Phys Chem Chem Phys. 2019 Sep 21;21(35):19026-19038. doi: 10.1039/c9cp03266e. Epub 2019 Aug 30.

Abstract

The super-hydrophobic nature of surfaces is greatly dependent on the interfacial molecular structure of coating materials. In this study, to understand the structure, dynamics and interfacial behavior of hydrophobic coating, molecular dynamics is utilized to study the capillary transport of water molecules through the nanometer channel of calcium silicate hydrate (C-S-H) with the interior surface impregnated with silane. The C-S-H surface is coated by connecting the bridging silicate tetrahedron with an oxygen-containing group in isobutyl-triethoxysilane (C10H24O3Si) with a silane molecule coverage rate ranging from 25% to 100%. We demonstrated that the silane coating with a coverage exceeding 25% can effectively inhibit the water molecule and detrimental ion invasion in the gel pore. The grafted silane groups reduce the number of non-bridging oxygen atoms in the surface silicate chains that provide plenty of sites to accept the H bonds from the surface water molecules. This results in the reduction of the dipole moment of the surface water molecules and transforms the hydrophilic C-S-H substrate to hydrophobic. The silane molecules, immobilized by the Si-O-Si bond on the C-S-H substrate, are protruded to the gel pore with the hydrophobic tail of branch-like isobutyl groups.
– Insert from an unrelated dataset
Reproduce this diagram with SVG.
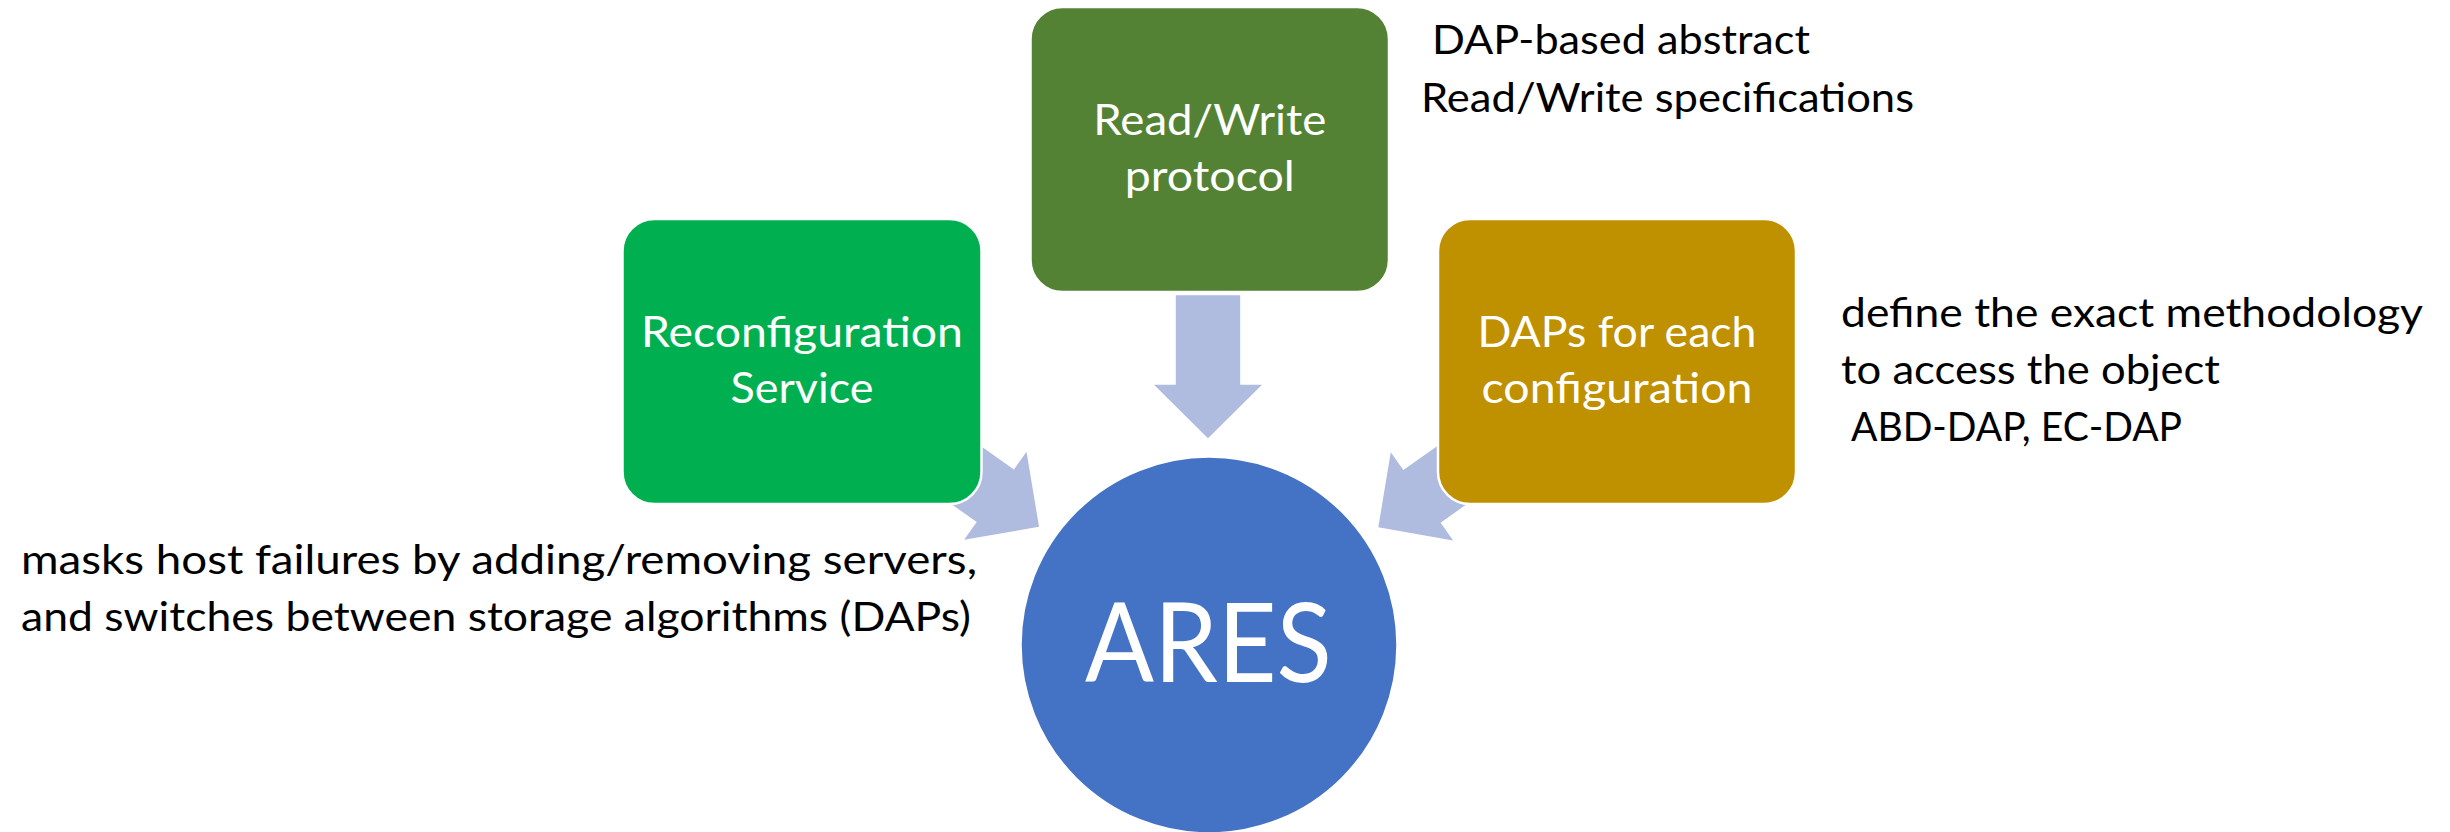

It transforms the smooth surface to a lotus-leaf-like rough surface with distributed nanoscale papillae. The isobutyl groups, freely vibrating and rotating, further blocks the connectivity of the transport channel and weakens the interaction between penetrated ions and C-S-H substrates. Furthermore, spatial correlation analysis demonstrates that the immobilized silane molecules disturb the tetrahedron distribution of water molecules in the gel pore and break the hydration shell of the counter Ca ions that associate with less water molecules. The dramatic degradation of the time correlation function for the surface solution species in the presence of isobutyl-triethoxysilane exhibits that the coated C-S-H surface can repel the surface water molecules and calcium ions by weakening the H bond and the Ca-O ionic bond strength. These nanostructure results provide guidance for the construction of artificial super-hydrophobic surfaces and the design of cementing materials with controllable wettability.